Opening a new line of credit, whether installment or revolving, can temporarily lower the average age of credit lines on your account. As a general rule, this impact fades after six months. Remember, during this time, you’re also benefiting from the positive impact that Credit Strong provides. Overall, these factors should outweigh the temporary and small decrease, though every situation is different.
Yes. Credit Strong is a division of Austin Capital Bank, a member of the FDIC.
My Credit Strong Analysis
Credit Strong works best as a short-term solution. Your long-term goal should be to build a solid credit history where you no longer need these products. After all, the longer you rely on credit builder products to maintain a healthy score, the more you’ll pay. But beyond that, relying on these products comes with risks.
For example, part of your credit score is the age of your accounts, and another part is your credit utilization ratio.

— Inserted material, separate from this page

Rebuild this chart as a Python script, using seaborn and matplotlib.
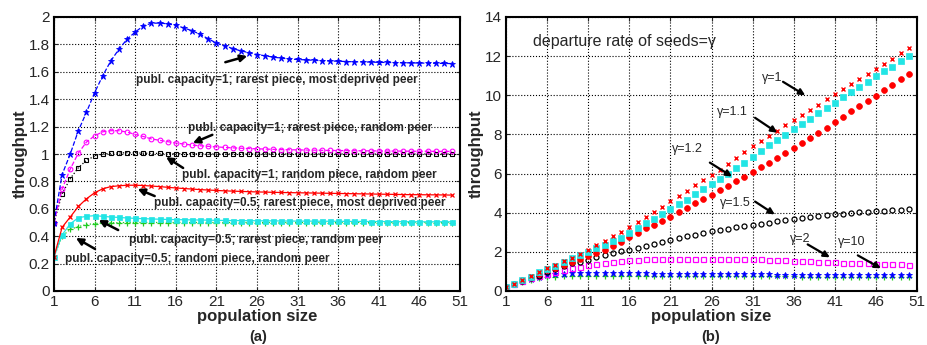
import numpy as np
import pandas as pd
import matplotlib
matplotlib.use("Agg")
import matplotlib.pyplot as plt
import seaborn as sns

# ==========================================================
# Data (population size 1..50)
# ==========================================================
pop = np.arange(1, 51)

# panel (a): publ. capacity = 1
cap1_rarest_deprived = [0.50, 0.85, 1.00, 1.17, 1.305, 1.448, 1.571, 1.68, 1.765, 1.838,
                        1.89, 1.935, 1.954, 1.956, 1.95, 1.94, 1.92, 1.90, 1.874, 1.84,
                        1.81, 1.79, 1.77, 1.753, 1.74, 1.726, 1.717, 1.707, 1.70, 1.693,
                        1.69, 1.687, 1.684, 1.681, 1.679, 1.677, 1.675, 1.673, 1.672, 1.671,
                        1.669, 1.668, 1.667, 1.666, 1.665, 1.664, 1.663, 1.662, 1.661, 1.66]
cap1_rarest_random = [0.50, 0.745, 0.89, 1.007, 1.087, 1.133, 1.162, 1.17, 1.17, 1.16,
                      1.143, 1.128, 1.11, 1.10, 1.09, 1.08, 1.073, 1.065, 1.06, 1.056,
                      1.052, 1.048, 1.045, 1.042, 1.04, 1.038, 1.036, 1.034, 1.032, 1.031,
                      1.03, 1.029, 1.028, 1.027, 1.026, 1.025, 1.025, 1.024, 1.023, 1.023,
                      1.022, 1.022, 1.021, 1.021, 1.02, 1.02, 1.02, 1.019, 1.019, 1.019]
cap1_random_random = [0.50, 0.71, 0.82, 0.90, 0.954, 0.985, 1.0, 1.005, 1.008, 1.009,
                      1.008, 1.006, 1.005, 1.004, 1.003, 1.002, 1.002, 1.001, 1.001, 1.0,
                      1.0, 1.0, 1.0, 1.0, 1.0, 1.0, 1.0, 1.0, 1.0, 1.0,
                      1.0, 1.0, 1.0, 1.0, 1.0, 1.0, 1.0, 1.0, 1.0, 1.0,
                      1.0, 1.0, 1.0, 1.0, 1.0, 1.0, 1.0, 1.0, 1.0, 1.0]
# panel (a): publ. capacity = 0.5
cap05_rarest_deprived = [0.25, 0.465, 0.54, 0.617, 0.673, 0.717, 0.746, 0.762, 0.768, 0.772,
                         0.772, 0.77, 0.766, 0.762, 0.757, 0.752, 0.748, 0.744, 0.74, 0.737,
                         0.734, 0.731, 0.729, 0.727, 0.725, 0.723, 0.722, 0.72, 0.719, 0.718,
                         0.717, 0.716, 0.715, 0.714, 0.713, 0.712, 0.711, 0.71, 0.709, 0.708,
                         0.707, 0.706, 0.705, 0.704, 0.703, 0.703, 0.702, 0.702, 0.701, 0.70]
cap05_rarest_random = [0.25, 0.41, 0.49, 0.535, 0.545, 0.55, 0.545, 0.54, 0.537, 0.533,
                       0.53, 0.528, 0.526, 0.524, 0.522, 0.521, 0.52, 0.519, 0.518, 0.517,
                       0.516, 0.515, 0.514, 0.514, 0.513, 0.513, 0.512, 0.512, 0.511, 0.511,
                       0.51, 0.51, 0.51, 0.509, 0.509, 0.509, 0.508, 0.508, 0.508, 0.507,
                       0.507, 0.507, 0.506, 0.506, 0.506, 0.505, 0.505, 0.505, 0.505, 0.505]
cap05_random_random = [0.25, 0.40, 0.45, 0.47, 0.485, 0.492, 0.496, 0.498, 0.499, 0.5,
                       0.5, 0.5, 0.5, 0.5, 0.5, 0.5, 0.5, 0.5, 0.5, 0.5,
                       0.5, 0.5, 0.5, 0.5, 0.5, 0.5, 0.5, 0.5, 0.5, 0.5,
                       0.5, 0.5, 0.5, 0.5, 0.5, 0.5, 0.5, 0.5, 0.5, 0.5,
                       0.5, 0.5, 0.5, 0.5, 0.5, 0.5, 0.5, 0.5, 0.5, 0.5]

# panel (b): departure rate of seeds gamma
gamma_1 = [0.2, 0.38, 0.57, 0.75, 0.95, 1.15, 1.33, 1.52, 1.71, 1.91,
           2.12, 2.34, 2.56, 2.8, 3.03, 3.27, 3.51, 3.77, 4.03, 4.3,
           4.58, 4.85, 5.13, 5.4, 5.66, 5.93, 6.2, 6.5, 6.8, 7.1,
           7.39, 7.66, 7.91, 8.2, 8.47, 8.76, 9.01, 9.27, 9.52, 9.8,
           10.06, 10.33, 10.59, 10.84, 11.1, 11.35, 11.6, 11.86, 12.15, 12.4]
gamma_1_1 = [0.2, 0.38, 0.57, 0.74, 0.95, 1.13, 1.3, 1.46, 1.67, 1.84,
             1.99, 2.19, 2.36, 2.55, 2.72, 2.98, 3.23, 3.45, 3.69, 3.91,
             4.2, 4.42, 4.67, 4.98, 5.22, 5.49, 5.73, 6.0, 6.29, 6.54,
             6.83, 7.14, 7.45, 7.73, 7.97, 8.27, 8.52, 8.81, 9.08, 9.35,
             9.62, 9.9, 10.16, 10.43, 10.68, 10.96, 11.22, 11.47, 11.76, 12.03]
gamma_1_2 = [0.2, 0.36, 0.56, 0.71, 0.85, 1.07, 1.19, 1.33, 1.5, 1.65,
             1.8, 1.92, 2.09, 2.29, 2.5, 2.78, 2.95, 3.2, 3.38, 3.58,
             3.8, 4.02, 4.26, 4.48, 4.7, 4.91, 5.16, 5.37, 5.6, 5.85,
             6.1, 6.33, 6.56, 6.8, 7.06, 7.31, 7.57, 7.82, 8.08, 8.35,
             8.62, 8.89, 9.18, 9.43, 9.7, 9.98, 10.25, 10.54, 10.82, 11.1]
gamma_1_5 = [0.2, 0.36, 0.52, 0.65, 0.78, 0.95, 1.1, 1.28, 1.42, 1.5,
             1.6, 1.72, 1.82, 1.92, 2.02, 2.1, 2.22, 2.32, 2.42, 2.51,
             2.62, 2.72, 2.79, 2.86, 2.96, 3.05, 3.12, 3.19, 3.26, 3.33,
             3.38, 3.44, 3.5, 3.56, 3.62, 3.68, 3.72, 3.77, 3.82, 3.87,
             3.91, 3.95, 3.99, 4.02, 4.05, 4.08, 4.1, 4.13, 4.16, 4.2]
gamma_2 = [0.2, 0.36, 0.52, 0.65, 0.75, 0.88, 0.97, 1.09, 1.17, 1.24,
           1.31, 1.40, 1.45, 1.50, 1.53, 1.57, 1.60, 1.62, 1.64, 1.65,
           1.66, 1.66, 1.66, 1.66, 1.66, 1.66, 1.65, 1.64, 1.63, 1.62,
           1.61, 1.61, 1.60, 1.58, 1.56, 1.55, 1.53, 1.52, 1.50, 1.48,
           1.46, 1.45, 1.44, 1.43, 1.42, 1.40, 1.39, 1.37, 1.355, 1.345]
gamma_10 = [0.2, 0.36, 0.5, 0.62, 0.72, 0.8, 0.85, 0.88, 0.9, 0.91,
            0.92, 0.92, 0.92, 0.915, 0.91, 0.905, 0.9, 0.895, 0.89, 0.885,
            0.88, 0.877, 0.874, 0.871, 0.868, 0.865, 0.862, 0.859, 0.856, 0.853,
            0.85, 0.847, 0.844, 0.841, 0.838, 0.835, 0.832, 0.829, 0.826, 0.823,
            0.82, 0.818, 0.816, 0.814, 0.812, 0.81, 0.808, 0.806, 0.804, 0.80]
gamma_inf = [0.2, 0.34, 0.47, 0.57, 0.65, 0.7, 0.74, 0.76, 0.77, 0.78,
             0.78, 0.78, 0.78, 0.78, 0.775, 0.775, 0.77, 0.77, 0.77, 0.765,
             0.765, 0.76, 0.76, 0.76, 0.76, 0.755, 0.755, 0.755, 0.75, 0.75,
             0.75, 0.75, 0.745, 0.745, 0.745, 0.745, 0.74, 0.74, 0.74, 0.74,
             0.74, 0.735, 0.735, 0.735, 0.735, 0.735, 0.73, 0.73, 0.73, 0.73]

x_ticks = [1, 6, 11, 16, 21, 26, 31, 36, 41, 46, 51]
ya_ticks = [0, 0.2, 0.4, 0.6, 0.8, 1, 1.2, 1.4, 1.6, 1.8, 2]
ya_labels = ["0", "0.2", "0.4", "0.6", "0.8", "1", "1.2", "1.4", "1.6", "1.8", "2"]
yb_ticks = [0, 2, 4, 6, 8, 10, 12, 14]

# annotation texts
labels_a = ["publ. capacity=1; rarest piece, most deprived peer",
            "publ. capacity=1; rarest piece, random peer",
            "publ. capacity=1; random piece, random peer",
            "publ. capacity=0.5; rarest piece, most deprived peer",
            "publ. capacity=0.5; rarest piece, random peer",
            "publ. capacity=0.5; random piece, random peer"]
labels_b = ["\u03b3=1", "\u03b3=1.1", "\u03b3=1.2", "\u03b3=1.5", "\u03b3=2", "\u03b3=10"]

# ==========================================================
# Style
# ==========================================================
sns.set_style("white")
plt.rcParams["font.family"] = ["Liberation Sans", "DejaVu Sans"]

fig = plt.figure(figsize=(9.27, 3.45), dpi=100)
ax_a = fig.add_axes([54 / 927, 1 - 291 / 345, 406 / 927, 274 / 345])
ax_b = fig.add_axes([506 / 927, 1 - 291 / 345, 411 / 927, 274 / 345])


def draw(ax, y, color, marker, ls="", ms=4, filled=False, lw=0.9, mew=0.9):
    face = color if filled else "none"
    sns.lineplot(x=pop, y=y, ax=ax, color=color, marker=marker, linestyle=ls,
                 linewidth=lw, markersize=ms, markerfacecolor=face,
                 markeredgecolor=color, markeredgewidth=mew)


# ==========================================================
# Panel (a)
# ==========================================================
draw(ax_a, cap05_random_random, "#22cc22", "+", ls=":", ms=4)
draw(ax_a, cap05_rarest_random, "#22e5e5", "s", ls="-", ms=3.6, filled=True, mew=0.5)
draw(ax_a, cap05_rarest_deprived, "red", "x", ls="-", ms=3)
draw(ax_a, cap1_random_random, "black", "s", ls=":", ms=3.2, mew=0.8)
draw(ax_a, cap1_rarest_random, "magenta", "o", ls="--", ms=3.4, mew=0.8)
draw(ax_a, cap1_rarest_deprived, "blue", "*", ls="--", ms=4.5, filled=True, mew=0.6)

ann_a = [((28.5, 1.54), (22.1, 1.67), (24.8, 1.715)),
         ((32.5, 1.19), (20.5, 1.14), (18.1, 1.08)),
         ((32.5, 0.847), (16.9, 0.898), (14.8, 0.978)),
         ((31.3, 0.642), (13.4, 0.693), (11.3, 0.745)),
         ((25.9, 0.372), (8.9, 0.445), (6.5, 0.518)),
         ((18.7, 0.234), (6.05, 0.307), (3.7, 0.387))]
for text, (txy, tail, head) in zip(labels_a, ann_a):
    ax_a.text(txy[0], txy[1], text, ha="center", va="center",
              fontsize=8.5, fontweight="bold")
    ax_a.annotate("", xy=head, xytext=tail,
                  arrowprops=dict(arrowstyle="-|>", color="black", lw=1.8,
                                  mutation_scale=10, shrinkA=0, shrinkB=0))

ax_a.set_xlim(1, 51)
ax_a.set_ylim(0, 2)
ax_a.set_xticks(x_ticks)
ax_a.set_yticks(ya_ticks)
ax_a.set_yticklabels(ya_labels)
ax_a.set_xlabel("population size", fontsize=12, fontweight="bold", labelpad=0)
ax_a.set_ylabel("throughput", fontsize=12, fontweight="bold", labelpad=1)

# ==========================================================
# Panel (b)
# ==========================================================
draw(ax_b, gamma_inf, "#22cc22", "+", ms=4)
draw(ax_b, gamma_10, "blue", "*", ms=4.5, filled=True, mew=0.6)
draw(ax_b, gamma_2, "magenta", "s", ms=3.6, mew=0.9)
draw(ax_b, gamma_1_5, "black", "o", ms=3.6, mew=0.9)
draw(ax_b, gamma_1_2, "red", "o", ms=4.2, filled=True, mew=0.5)
draw(ax_b, gamma_1_1, "#22e5e5", "s", ms=4.0, filled=True, mew=0.5)
draw(ax_b, gamma_1, "red", "x", ms=3, mew=1.0)

ax_b.text(4.3, 12.73, "departure rate of seeds=\u03b3", ha="left", va="center", fontsize=11.5)
ann_b = [((33.4, 10.88), (34.7, 10.69), (37.4, 10.0)),
         ((28.6, 9.16), (31.3, 8.85), (34.0, 8.09)),
         ((23.1, 7.27), (25.8, 6.56), (28.5, 5.85)),
         ((28.9, 4.52), (31.3, 4.57), (33.7, 3.91)),
         ((36.8, 2.64), (37.7, 2.38), (40.4, 1.72)),
         ((43.1, 2.48), (43.8, 1.82), (46.6, 1.16))]
for text, (txy, tail, head) in zip(labels_b, ann_b):
    ax_b.text(txy[0], txy[1], text, ha="center", va="center", fontsize=9)
    ax_b.annotate("", xy=head, xytext=tail,
                  arrowprops=dict(arrowstyle="-|>", color="black", lw=1.6,
                                  mutation_scale=9, shrinkA=0, shrinkB=0))

ax_b.set_xlim(1, 51)
ax_b.set_ylim(0, 14)
ax_b.set_xticks(x_ticks)
ax_b.set_yticks(yb_ticks)
ax_b.set_xlabel("population size", fontsize=12, fontweight="bold", labelpad=0)
ax_b.set_ylabel("throughput", fontsize=12, fontweight="bold", labelpad=1)

for ax in (ax_a, ax_b):
    ax.grid(True, color="black", linestyle=":", linewidth=0.8)
    ax.tick_params(direction="in", length=3, labelsize=11, pad=3,
                   bottom=True, left=True, top=True, right=True,
                   labeltop=False, labelright=False)
    for sp in ax.spines.values():
        sp.set_visible(True)
        sp.set_color("black")
        sp.set_linewidth(1.5)

fig.text(258 / 927, 1 - 337 / 345, "(a)", ha="center", va="center",
         fontsize=10.5, fontweight="bold")
fig.text(711 / 927, 1 - 337 / 345, "(b)", ha="center", va="center",
         fontsize=10.5, fontweight="bold")

plt.savefig("out.png", dpi=100)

When you close your account, you lose what may be your oldest account and also suffer from a reduction in available credit — both things that can hurt your credit score.
If you haven’t built sufficient credit outside of these products, you may find yourself right back where you started: looking for credit builder products to help improve your credit score.
The best scenario is to use a service like Credit Strong for three to six months, benefit from a temporary credit score increase, and then — near the end of that period — apply for a more traditional line of credit, such as a no-annual-fee credit card from a major bank.
If you feel like you fit in this camp, then Credit Strong does have a lot to offer.